Friday, February 7, 2014

It SEEMED Colder Years Ago, Anyway


By CHARLES M. GUTHRIE
of the Minneapolis Tribune editorial page staff
published by the StarTribune
January 29, 1955


   WITH the wind whistling through the pants and the body braced against the blow, it may be a poor time to argue that winters are milder now than they once were.  Old-timers will tell you, though, that this is a fact and I am enough of an old-timer to suspect that they're right.
   At least winters seem warmer now.  Back 30 to 40 years ago they not only seemed rugged, they were rugged.  They were rugged because we had such frail defenses.  The old pot-bellied stove, sheathed now in nostalgic and coy memory, provided comfort in wicked weather at five paces or so.  But when you were further away the frame tended to shake and the teeth to knock together.  To keep the occupants from going numb, there had to be a stove in about every room but the one closed off until spring.

   BUT THE OLD stove was under considerable handicap.  It operated in a shell.  There was little to keep winter from the hearth.  In those days of no insulation, no storm-sash and no weather stripping, the invading blasts were sufficient to rustle the hair.  It wasn't true that you could hurl a cat through the wall, but you could come close.
   Frost gathered at the keyholes and on the threshold and ice formed on the windowpanes.  If you wanted to see out you made a peephole by pressing a finger to the glass.
   You got relief on going to bed but not absolute relief.  Our sleeping companions included heated flat-irons, soap stones and hot-water bottles and we piled on enough quilts and blankets to stagger a pack-mule.  Sleep was made more zestful than necessary by the fact that the fresh-air craze was taking hold and the windows had to be open.  It was customary to park pants and shirt under the covers to blunt the agony of next morning's dressing.  We slept, of course, in our underwear.  
   The only weather-worry we have now that was absent then involved the water system.  You could lock the place up and flee south for the winter without draining the pipes.  There was no indoor plumbing.  But this nebulous convenience was easily counterbalanced by the agonies inherent in the outdoor facilities.

   NOBODY in his right mind would return willingly to such battles with the elements, particularly if there were chickens to feed and eggs to gather, a cow to milk and a Model-T to contend with.  Milking our fractious cow was murder even in summer.  In winter the job was appalling even to contemplate.
   The Model-T was no soft touch, either.  Ninety per cent of the profanity Pop ever permitted himself came on cold mornings when he flung himself at this four-cylinder tormentor.

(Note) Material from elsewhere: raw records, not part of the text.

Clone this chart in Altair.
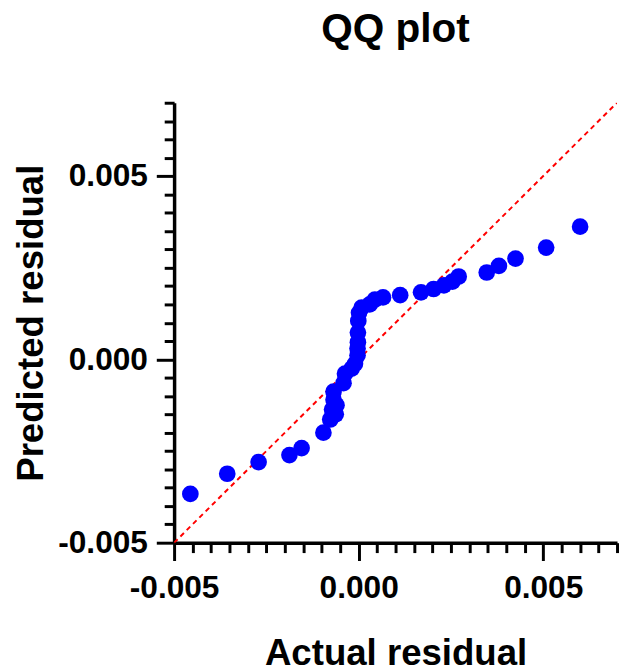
import altair as alt
import pandas as pd

# Data (values in units of 1e-3)
actual = [-4.56, -3.56, -2.71, -1.875, -1.545, -0.955, -0.77, -0.72, -0.68, -0.68,
          -0.62, -0.60, -0.41, -0.37, -0.19, -0.10, -0.03, -0.03, -0.02, -0.02,
          -0.01, 0.01, 0.08, 0.30, 0.44, 0.66, 1.125, 1.69, 2.03, 2.31,
          2.54, 2.71, 3.47, 3.80, 4.25, 5.08, 6.00]
predicted = [-3.67, -3.12, -2.80, -2.61, -2.42, -2.00, -1.64, -1.37, -1.10, -0.88,
             -1.50, -1.25, -0.65, -0.39, -0.25, -0.12, 0.11, 0.30, 0.47, 0.73,
             1.05, 1.27, 1.41, 1.50, 1.63, 1.69, 1.75, 1.83, 1.92, 2.02,
             2.12, 2.26, 2.37, 2.55, 2.75, 3.05, 3.62]
line_x = [-0.005, 0.007]
line_y = [-0.005, 0.007]
tick_values = [-0.005, -0.0045, -0.004, -0.0035, -0.003, -0.0025, -0.002, -0.0015,
               -0.001, -0.0005, 0.0, 0.0005, 0.001, 0.0015, 0.002, 0.0025, 0.003,
               0.0035, 0.004, 0.0045, 0.005, 0.0055, 0.006, 0.0065, 0.007]

pts = pd.DataFrame({"x": [v / 1000 for v in actual], "y": [v / 1000 for v in predicted]})
ref = pd.DataFrame({"x": line_x, "y": line_y})

FONT = "Liberation Sans"
major = "abs(datum.value / 0.005 - round(datum.value / 0.005)) < 0.01"
lab = f"({major}) ? (datum.value < -0.00001 ? '-' + format(-datum.value, '.3f') : format(abs(datum.value), '.3f')) : ''"

def axis(title, orient, title_pad, label_pad):
    return alt.Axis(
        title=title, orient=orient, values=tick_values, tickCount=40, labelExpr=lab,
        grid=False, domainColor="black", domainWidth=3.5, tickColor="black",
        tickWidth=3,
        tickSize={"condition": {"test": major, "value": 18}, "value": 10},
        labelFont=FONT, labelFontSize=32, labelFontWeight="bold", labelColor="black",
        labelPadding=label_pad, labelOverlap=False, labelFlush=False,
        titleFont=FONT, titleFontSize=37, titleFontWeight="bold", titleColor="black",
        titlePadding=title_pad,
    )

xs = alt.Scale(domain=[-0.005, 0.007], nice=False, zero=False)
ys = alt.Scale(domain=[-0.005, 0.007], nice=False, zero=False)

line = alt.Chart(ref).mark_line(color="#ff0000", strokeWidth=2, strokeDash=[5, 4], clip=True).encode(
    x=alt.X("x:Q", scale=xs, axis=axis("Actual residual", "bottom", 33, 12)),
    y=alt.Y("y:Q", scale=ys, axis=axis("Predicted residual", "left", 7, 9)),
)
points = alt.Chart(pts).mark_circle(color="#0000ff", opacity=1, size=285).encode(
    x=alt.X("x:Q", scale=xs),
    y=alt.Y("y:Q", scale=ys),
)

chart = alt.layer(line, points).properties(
    width=448, height=445,
    title=alt.TitleParams("QQ plot", font=FONT, fontSize=41, fontWeight="bold",
                          color="black", anchor="middle", offset=36),
    padding={"left": 5, "top": -2, "right": 0, "bottom": 0},
).configure_view(stroke=None)

chart.save("out.html", embed_options={"renderer": "svg", "actions": False})
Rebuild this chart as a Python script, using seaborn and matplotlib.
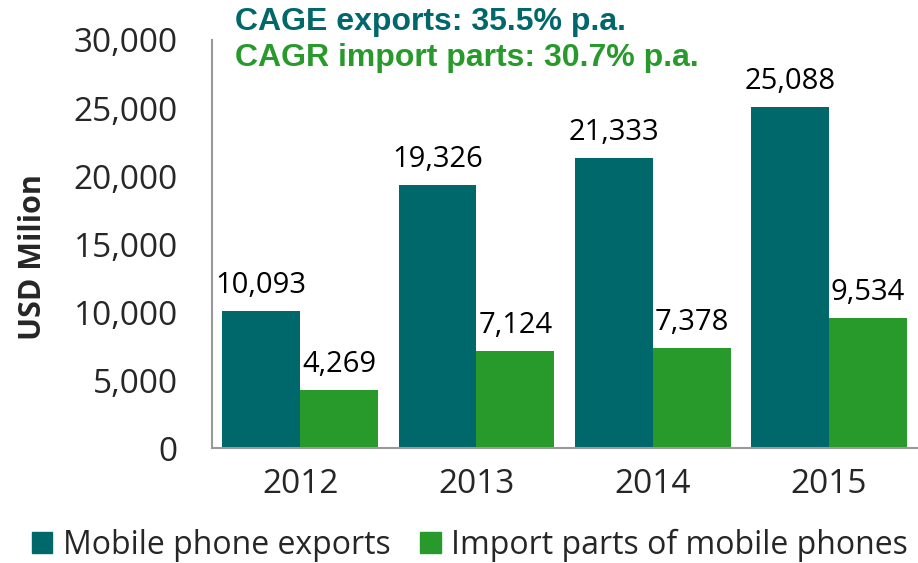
import matplotlib
matplotlib.use('Agg')
import matplotlib.pyplot as plt
import seaborn as sns
import pandas as pd

years = ['2012', '2013', '2014', '2015']
exports = [10093, 19326, 21333, 25088]
imports = [4269, 7124, 7378, 9534]
series = ['Mobile phone exports', 'Import parts of mobile phones']
colors = ['#00676a', '#279a2b']

df = pd.DataFrame({
    'year': years * 2,
    'value': exports + imports,
    'series': [series[0]] * 4 + [series[1]] * 4,
})

sns.set_style('white')
plt.rcParams['font.family'] = ['Open Sans', 'DejaVu Sans']

fig = plt.figure(figsize=(9.18, 5.63), dpi=100)
ax = fig.add_axes([0.231, 0.204, 0.768, 0.725])

sns.barplot(data=df, x='year', y='value', hue='series', palette=colors,
            width=0.884, ax=ax, legend=False, edgecolor='none', saturation=1)

for cont in ax.containers:
    ax.bar_label(cont, labels=[f'{v:,.0f}' for v in cont.datavalues],
                 padding=8, fontsize=21, color='black')

ax.set_ylim(0, 30000)
ax.set_xlim(-0.5, 3.5)
ax.set_yticks(range(0, 30001, 5000))
ax.set_yticklabels([f'{v:,}' for v in range(0, 30001, 5000)], fontsize=24)
ax.set_xticks(range(4))
ax.set_xticklabels(years, fontsize=24)
ax.set_xticks([-0.5, 0.5, 1.5, 2.5, 3.5], minor=True)
ax.tick_params(axis='x', which='major', length=0, pad=14)
ax.tick_params(axis='x', which='minor', length=8.6, color='#999999', width=1.5, direction='out')
ax.tick_params(axis='y', length=8.6, color='#999999', width=1.5, direction='out', pad=16)
ax.set_xlabel('')
ax.set_ylabel('USD Milion', fontsize=22, fontweight='bold')
ax.yaxis.set_label_coords(-0.233, 0.467)

for side in ['top', 'right']:
    ax.spines[side].set_visible(False)
for side in ['left', 'bottom']:
    ax.spines[side].set_color('#999999')
    ax.spines[side].set_linewidth(1.5)

fig.text(0.256, 0.961, 'CAGE exports: 35.5% p.a.', fontsize=23, fontweight='bold',
         color=colors[0], family=['Liberation Sans'], va='center')
fig.text(0.256, 0.897, 'CAGR import parts: 30.7% p.a.', fontsize=23, fontweight='bold',
         color=colors[1], family=['Liberation Sans'], va='center')

handles = [plt.Rectangle((0, 0), 1, 1, color=c) for c in colors]
fig.legend(handles, series, loc='center', bbox_to_anchor=(0.512, 0.032), ncol=2,
           frameon=False, fontsize=23, handlelength=0.65, handleheight=0.65,
           handletextpad=0.34, columnspacing=0.9, borderpad=0, borderaxespad=0)

fig.savefig('out.png', dpi=100)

   First he poured boiling water into the radiator, then more of the same on the manifold.  Next he put the car in gear and jacked up a hind wheel, spinning the crank vigorously between each operation and cussing with progressive earnestness.
   Once the motor roared to a start, robes and blankets were lashed over hood and radiator and there had to be repeated drainings and fillings between stops and starts because nobody had yet had the brains to put antifreeze on the market.
   The sheepskin coat was in high style then.  It was the nearest thing to armor since King Arthur's time and almost as heavy.  But he who drove more than a couple of miles needed such raiment to survive.  The side-curtain was a mere flapping mockery.

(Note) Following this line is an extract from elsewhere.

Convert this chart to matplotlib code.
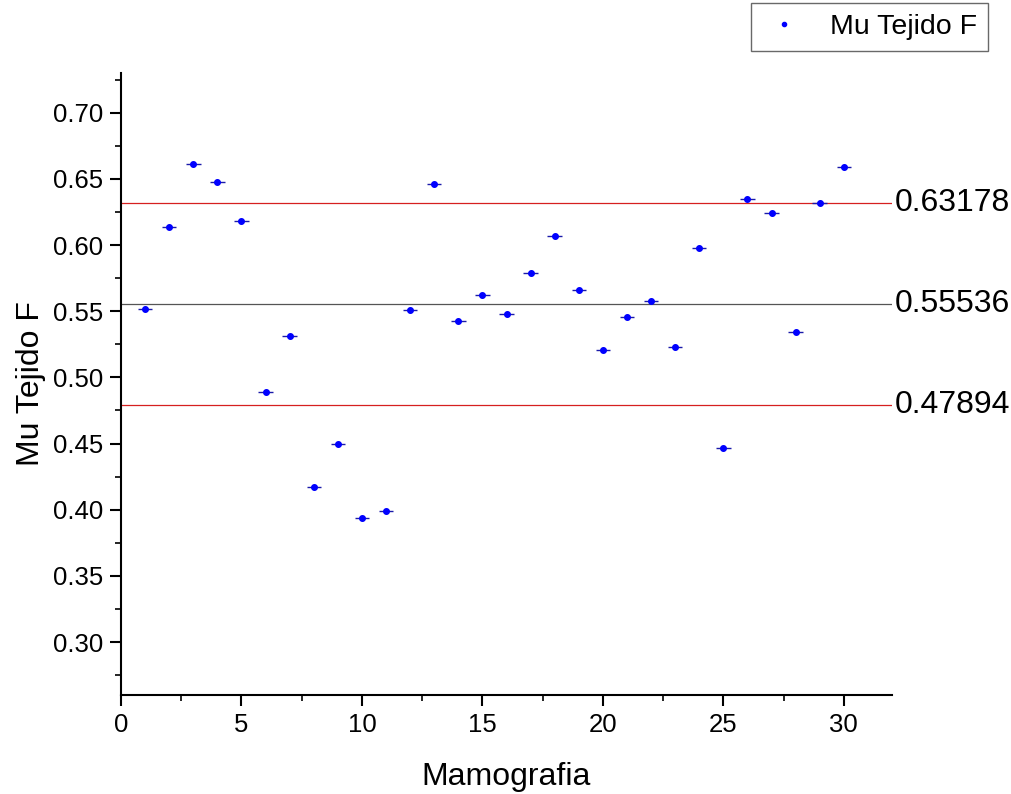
import matplotlib
matplotlib.use("Agg")
import matplotlib.pyplot as plt
from matplotlib.ticker import MultipleLocator, FormatStrFormatter
from matplotlib.lines import Line2D

plt.rcParams['font.family'] = ['Liberation Sans', 'DejaVu Sans']

mamografia = list(range(1, 31))
mu_tejido_f = [0.552, 0.614, 0.661, 0.648, 0.618, 0.489, 0.531, 0.417, 0.4495, 0.3934,
               0.3987, 0.551, 0.646, 0.543, 0.562, 0.548, 0.579, 0.6066, 0.5657, 0.521,
               0.546, 0.558, 0.523, 0.598, 0.4465, 0.635, 0.624, 0.5345, 0.632, 0.659]
x_err = 0.3
y_err = 0.002
ref_lines = [0.63178, 0.55536, 0.47894]
ref_labels = ["0.63178", "0.55536", "0.47894"]
ref_colors = ["#d62020", "#555555", "#d62020"]

fig = plt.figure(figsize=(10.12, 7.94), dpi=100)
ax = fig.add_axes([0.1196, 0.1247, 0.7618, 0.7833])

for y, lab, c in zip(ref_lines, ref_labels, ref_colors):
    ax.axhline(y, color=c, lw=0.9, zorder=1)
    ax.text(1.003, y, lab, transform=ax.get_yaxis_transform(), va='center', ha='left',
            fontsize=23, clip_on=False)

ax.errorbar(mamografia, mu_tejido_f, xerr=x_err, yerr=y_err, fmt='o', color='#0000ff',
            ecolor='#1a1aaa', elinewidth=1.0, markersize=4, capsize=0, zorder=3)

ax.set_xlim(0, 32)
ax.set_ylim(0.26, 0.73)
ax.xaxis.set_major_locator(MultipleLocator(5))
ax.xaxis.set_minor_locator(MultipleLocator(2.5))
ax.yaxis.set_major_locator(MultipleLocator(0.05))
ax.yaxis.set_minor_locator(MultipleLocator(0.025))
ax.yaxis.set_major_formatter(FormatStrFormatter('%.2f'))
for s in ['top', 'right']:
    ax.spines[s].set_visible(False)
for s in ['left', 'bottom']:
    ax.spines[s].set_linewidth(1.5)
ax.tick_params(which='major', direction='out', length=8, width=1.5, labelsize=18.5, pad=5)
ax.tick_params(which='minor', direction='out', length=4, width=1.2)
ax.set_xlabel('Mamografia', fontsize=23, labelpad=18)
ax.set_ylabel('Mu Tejido F', fontsize=23, labelpad=5)

handle = Line2D([], [], marker='o', linestyle='none', color='#0000ff', markersize=3)
leg = fig.legend(handles=[handle], labels=['Mu Tejido F'], loc='upper right',
                 bbox_to_anchor=(0.976, 0.996), fontsize=20.5, frameon=True, fancybox=False,
                 edgecolor='#444444', handlelength=1.6, handletextpad=0.8, borderpad=0.38,
                 borderaxespad=0)
leg.get_frame().set_linewidth(1.0)

fig.savefig('out.png', dpi=100)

   A WOMAN'S work was on the ghastly side in winter, too.  Monday morning meant more than stuffing the laundry into an automatic washer and dryer.  It meant drawing water from the pump, polishing the knuckles on a washboard and "drying" the clothes on the line outside.  Milady's fingers froze at this chore and the shirts, underwear and petticoats quickly followed suit.  The term "rough dry" well may have originated in those times.
   I doubt if we could revert to those days and stay alive.  Softened up as we are with closed cars, automatic heat and electrical appliances that brew the coffee, warm the beds and dispose of the garbage, we would have small stomach for it.  We might be inclined to wonder if staying alive was worth the effort.